SHORT EXERCISE:
Take the material below and retype it in full; pictures are left out.

DATASET EXTRACT:
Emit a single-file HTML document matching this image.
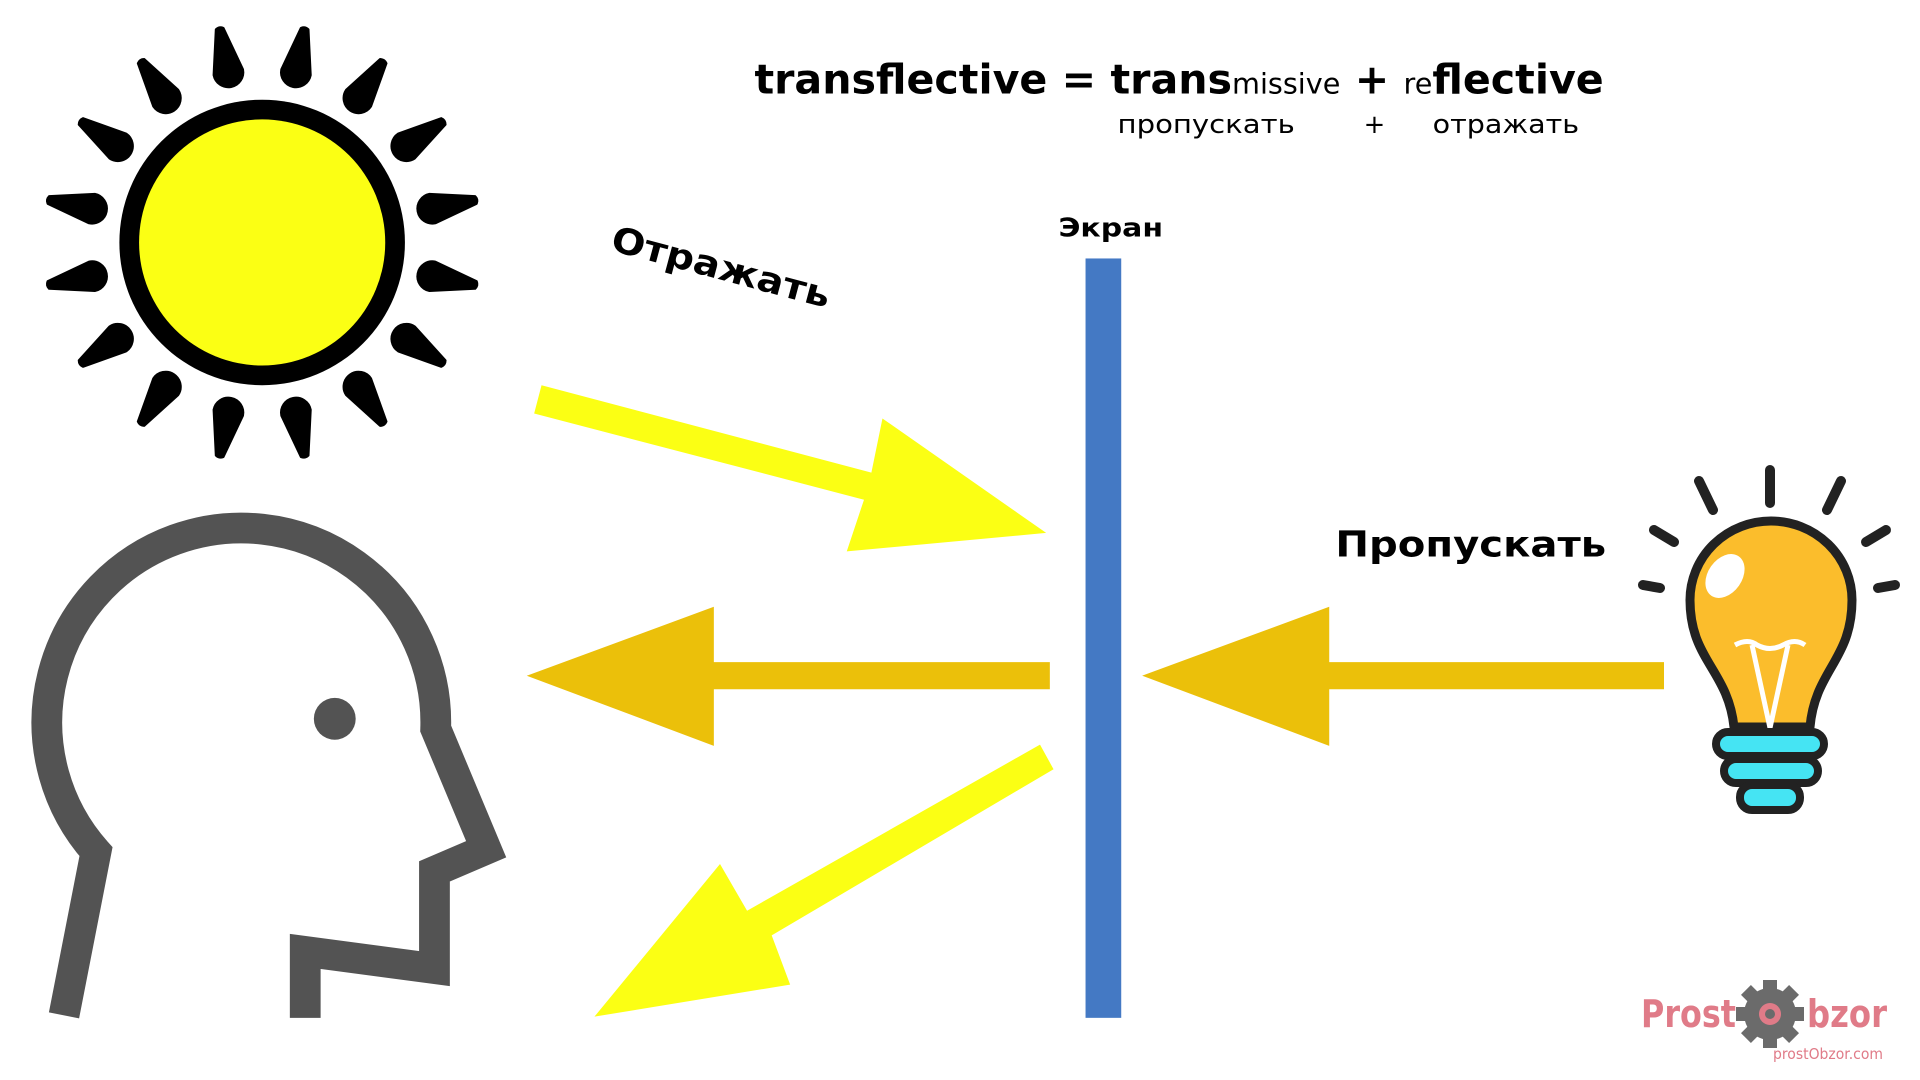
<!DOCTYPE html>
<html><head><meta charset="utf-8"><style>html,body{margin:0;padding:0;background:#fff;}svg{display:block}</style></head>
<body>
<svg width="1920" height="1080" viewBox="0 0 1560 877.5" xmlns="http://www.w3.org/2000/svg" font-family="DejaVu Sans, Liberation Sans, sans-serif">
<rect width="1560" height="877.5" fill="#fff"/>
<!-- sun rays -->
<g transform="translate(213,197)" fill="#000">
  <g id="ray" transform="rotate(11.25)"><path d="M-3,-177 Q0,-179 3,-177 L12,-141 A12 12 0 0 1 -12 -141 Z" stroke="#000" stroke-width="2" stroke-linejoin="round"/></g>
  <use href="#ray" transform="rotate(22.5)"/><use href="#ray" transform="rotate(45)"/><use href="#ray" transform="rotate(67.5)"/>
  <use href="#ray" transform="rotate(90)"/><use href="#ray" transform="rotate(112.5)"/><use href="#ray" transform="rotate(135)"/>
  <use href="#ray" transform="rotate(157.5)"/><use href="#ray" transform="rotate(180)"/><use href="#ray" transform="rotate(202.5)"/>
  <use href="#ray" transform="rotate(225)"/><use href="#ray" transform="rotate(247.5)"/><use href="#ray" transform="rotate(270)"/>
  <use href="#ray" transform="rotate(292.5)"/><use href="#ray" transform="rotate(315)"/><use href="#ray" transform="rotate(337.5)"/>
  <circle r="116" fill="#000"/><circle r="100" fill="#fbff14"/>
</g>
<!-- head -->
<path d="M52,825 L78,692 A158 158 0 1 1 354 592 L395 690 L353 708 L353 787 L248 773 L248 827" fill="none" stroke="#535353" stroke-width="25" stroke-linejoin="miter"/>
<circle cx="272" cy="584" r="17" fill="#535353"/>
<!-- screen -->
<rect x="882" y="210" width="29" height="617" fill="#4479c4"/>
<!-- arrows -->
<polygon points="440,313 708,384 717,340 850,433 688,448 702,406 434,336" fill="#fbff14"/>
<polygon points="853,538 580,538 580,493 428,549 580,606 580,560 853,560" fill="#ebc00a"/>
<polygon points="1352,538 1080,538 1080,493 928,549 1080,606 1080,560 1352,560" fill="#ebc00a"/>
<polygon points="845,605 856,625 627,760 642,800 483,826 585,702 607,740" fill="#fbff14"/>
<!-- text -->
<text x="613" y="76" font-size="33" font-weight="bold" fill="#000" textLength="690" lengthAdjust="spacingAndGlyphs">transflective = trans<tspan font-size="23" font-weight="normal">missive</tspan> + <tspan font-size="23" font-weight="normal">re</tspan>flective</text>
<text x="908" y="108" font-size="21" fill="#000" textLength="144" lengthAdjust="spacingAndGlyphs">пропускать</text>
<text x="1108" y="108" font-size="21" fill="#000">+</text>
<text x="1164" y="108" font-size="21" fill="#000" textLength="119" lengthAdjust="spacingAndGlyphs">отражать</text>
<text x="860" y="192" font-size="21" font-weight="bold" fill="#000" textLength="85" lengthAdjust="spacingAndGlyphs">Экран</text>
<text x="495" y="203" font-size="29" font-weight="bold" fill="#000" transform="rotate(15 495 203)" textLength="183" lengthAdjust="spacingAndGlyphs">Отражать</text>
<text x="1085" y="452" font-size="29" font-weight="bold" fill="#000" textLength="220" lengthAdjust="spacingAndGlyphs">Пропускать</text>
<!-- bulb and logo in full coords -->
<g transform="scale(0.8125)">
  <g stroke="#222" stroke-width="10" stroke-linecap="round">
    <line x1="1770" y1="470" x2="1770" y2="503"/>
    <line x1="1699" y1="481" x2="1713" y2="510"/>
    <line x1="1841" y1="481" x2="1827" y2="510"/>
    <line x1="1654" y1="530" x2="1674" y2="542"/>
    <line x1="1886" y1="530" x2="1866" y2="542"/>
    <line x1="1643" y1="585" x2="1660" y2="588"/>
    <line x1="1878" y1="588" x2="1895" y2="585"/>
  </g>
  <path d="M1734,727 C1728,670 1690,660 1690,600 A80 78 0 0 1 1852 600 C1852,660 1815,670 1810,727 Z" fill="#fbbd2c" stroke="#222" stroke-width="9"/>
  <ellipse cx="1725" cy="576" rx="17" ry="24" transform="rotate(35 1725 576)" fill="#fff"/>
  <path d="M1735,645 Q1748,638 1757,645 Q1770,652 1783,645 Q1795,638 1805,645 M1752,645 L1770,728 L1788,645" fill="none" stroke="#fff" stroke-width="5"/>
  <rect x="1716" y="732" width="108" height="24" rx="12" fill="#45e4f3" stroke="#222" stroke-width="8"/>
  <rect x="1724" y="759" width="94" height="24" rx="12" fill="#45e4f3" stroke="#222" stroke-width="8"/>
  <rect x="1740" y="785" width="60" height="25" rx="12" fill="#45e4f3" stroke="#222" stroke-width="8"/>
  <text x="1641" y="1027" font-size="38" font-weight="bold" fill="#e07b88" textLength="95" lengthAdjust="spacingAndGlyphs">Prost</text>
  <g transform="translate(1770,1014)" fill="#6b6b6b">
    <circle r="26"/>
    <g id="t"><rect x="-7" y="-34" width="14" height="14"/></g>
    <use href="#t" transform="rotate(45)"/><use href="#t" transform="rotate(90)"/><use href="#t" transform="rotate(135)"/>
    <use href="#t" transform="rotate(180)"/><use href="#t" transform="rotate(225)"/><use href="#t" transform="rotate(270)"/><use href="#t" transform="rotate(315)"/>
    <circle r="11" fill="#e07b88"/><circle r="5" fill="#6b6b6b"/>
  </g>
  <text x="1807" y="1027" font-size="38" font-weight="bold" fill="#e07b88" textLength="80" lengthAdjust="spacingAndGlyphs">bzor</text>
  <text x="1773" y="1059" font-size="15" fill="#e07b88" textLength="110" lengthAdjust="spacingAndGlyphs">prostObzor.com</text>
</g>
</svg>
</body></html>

THE RESULT:
Emit a single-file HTML document matching this image.
<!DOCTYPE html>
<html><head><meta charset="utf-8"><style>html,body{margin:0;padding:0;background:#fff;}svg{display:block}</style></head>
<body>
<svg width="1920" height="1080" viewBox="0 0 1560 877.5" xmlns="http://www.w3.org/2000/svg" font-family="DejaVu Sans, Liberation Sans, sans-serif">
<rect width="1560" height="877.5" fill="#fff"/>
<!-- sun rays -->
<g transform="translate(213,197)" fill="#000">
  <g id="ray" transform="rotate(11.25)"><path d="M-3,-177 Q0,-179 3,-177 L12,-141 A12 12 0 0 1 -12 -141 Z" stroke="#000" stroke-width="2" stroke-linejoin="round"/></g>
  <use href="#ray" transform="rotate(22.5)"/><use href="#ray" transform="rotate(45)"/><use href="#ray" transform="rotate(67.5)"/>
  <use href="#ray" transform="rotate(90)"/><use href="#ray" transform="rotate(112.5)"/><use href="#ray" transform="rotate(135)"/>
  <use href="#ray" transform="rotate(157.5)"/><use href="#ray" transform="rotate(180)"/><use href="#ray" transform="rotate(202.5)"/>
  <use href="#ray" transform="rotate(225)"/><use href="#ray" transform="rotate(247.5)"/><use href="#ray" transform="rotate(270)"/>
  <use href="#ray" transform="rotate(292.5)"/><use href="#ray" transform="rotate(315)"/><use href="#ray" transform="rotate(337.5)"/>
  <circle r="116" fill="#000"/><circle r="100" fill="#fbff14"/>
</g>
<!-- head -->
<path d="M52,825 L78,692 A158 158 0 1 1 354 592 L395 690 L353 708 L353 787 L248 773 L248 827" fill="none" stroke="#535353" stroke-width="25" stroke-linejoin="miter"/>
<circle cx="272" cy="584" r="17" fill="#535353"/>
<!-- screen -->
<rect x="882" y="210" width="29" height="617" fill="#4479c4"/>
<!-- arrows -->
<polygon points="440,313 708,384 717,340 850,433 688,448 702,406 434,336" fill="#fbff14"/>
<polygon points="853,538 580,538 580,493 428,549 580,606 580,560 853,560" fill="#ebc00a"/>
<polygon points="1352,538 1080,538 1080,493 928,549 1080,606 1080,560 1352,560" fill="#ebc00a"/>
<polygon points="845,605 856,625 627,760 642,800 483,826 585,702 607,740" fill="#fbff14"/>
<!-- text -->
<text x="613" y="76" font-size="33" font-weight="bold" fill="#000" textLength="690" lengthAdjust="spacingAndGlyphs">transflective = trans<tspan font-size="23" font-weight="normal">missive</tspan> + <tspan font-size="23" font-weight="normal">re</tspan>flective</text>
<text x="908" y="108" font-size="21" fill="#000" textLength="144" lengthAdjust="spacingAndGlyphs">пропускать</text>
<text x="1108" y="108" font-size="21" fill="#000">+</text>
<text x="1164" y="108" font-size="21" fill="#000" textLength="119" lengthAdjust="spacingAndGlyphs">отражать</text>
<text x="860" y="192" font-size="21" font-weight="bold" fill="#000" textLength="85" lengthAdjust="spacingAndGlyphs">Экран</text>
<text x="495" y="203" font-size="29" font-weight="bold" fill="#000" transform="rotate(15 495 203)" textLength="183" lengthAdjust="spacingAndGlyphs">Отражать</text>
<text x="1085" y="452" font-size="29" font-weight="bold" fill="#000" textLength="220" lengthAdjust="spacingAndGlyphs">Пропускать</text>
<!-- bulb and logo in full coords -->
<g transform="scale(0.8125)">
  <g stroke="#222" stroke-width="10" stroke-linecap="round">
    <line x1="1770" y1="470" x2="1770" y2="503"/>
    <line x1="1699" y1="481" x2="1713" y2="510"/>
    <line x1="1841" y1="481" x2="1827" y2="510"/>
    <line x1="1654" y1="530" x2="1674" y2="542"/>
    <line x1="1886" y1="530" x2="1866" y2="542"/>
    <line x1="1643" y1="585" x2="1660" y2="588"/>
    <line x1="1878" y1="588" x2="1895" y2="585"/>
  </g>
  <path d="M1734,727 C1728,670 1690,660 1690,600 A80 78 0 0 1 1852 600 C1852,660 1815,670 1810,727 Z" fill="#fbbd2c" stroke="#222" stroke-width="9"/>
  <ellipse cx="1725" cy="576" rx="17" ry="24" transform="rotate(35 1725 576)" fill="#fff"/>
  <path d="M1735,645 Q1748,638 1757,645 Q1770,652 1783,645 Q1795,638 1805,645 M1752,645 L1770,728 L1788,645" fill="none" stroke="#fff" stroke-width="5"/>
  <rect x="1716" y="732" width="108" height="24" rx="12" fill="#45e4f3" stroke="#222" stroke-width="8"/>
  <rect x="1724" y="759" width="94" height="24" rx="12" fill="#45e4f3" stroke="#222" stroke-width="8"/>
  <rect x="1740" y="785" width="60" height="25" rx="12" fill="#45e4f3" stroke="#222" stroke-width="8"/>
  <text x="1641" y="1027" font-size="38" font-weight="bold" fill="#e07b88" textLength="95" lengthAdjust="spacingAndGlyphs">Prost</text>
  <g transform="translate(1770,1014)" fill="#6b6b6b">
    <circle r="26"/>
    <g id="t"><rect x="-7" y="-34" width="14" height="14"/></g>
    <use href="#t" transform="rotate(45)"/><use href="#t" transform="rotate(90)"/><use href="#t" transform="rotate(135)"/>
    <use href="#t" transform="rotate(180)"/><use href="#t" transform="rotate(225)"/><use href="#t" transform="rotate(270)"/><use href="#t" transform="rotate(315)"/>
    <circle r="11" fill="#e07b88"/><circle r="5" fill="#6b6b6b"/>
  </g>
  <text x="1807" y="1027" font-size="38" font-weight="bold" fill="#e07b88" textLength="80" lengthAdjust="spacingAndGlyphs">bzor</text>
  <text x="1773" y="1059" font-size="15" fill="#e07b88" textLength="110" lengthAdjust="spacingAndGlyphs">prostObzor.com</text>
</g>
</svg>
</body></html>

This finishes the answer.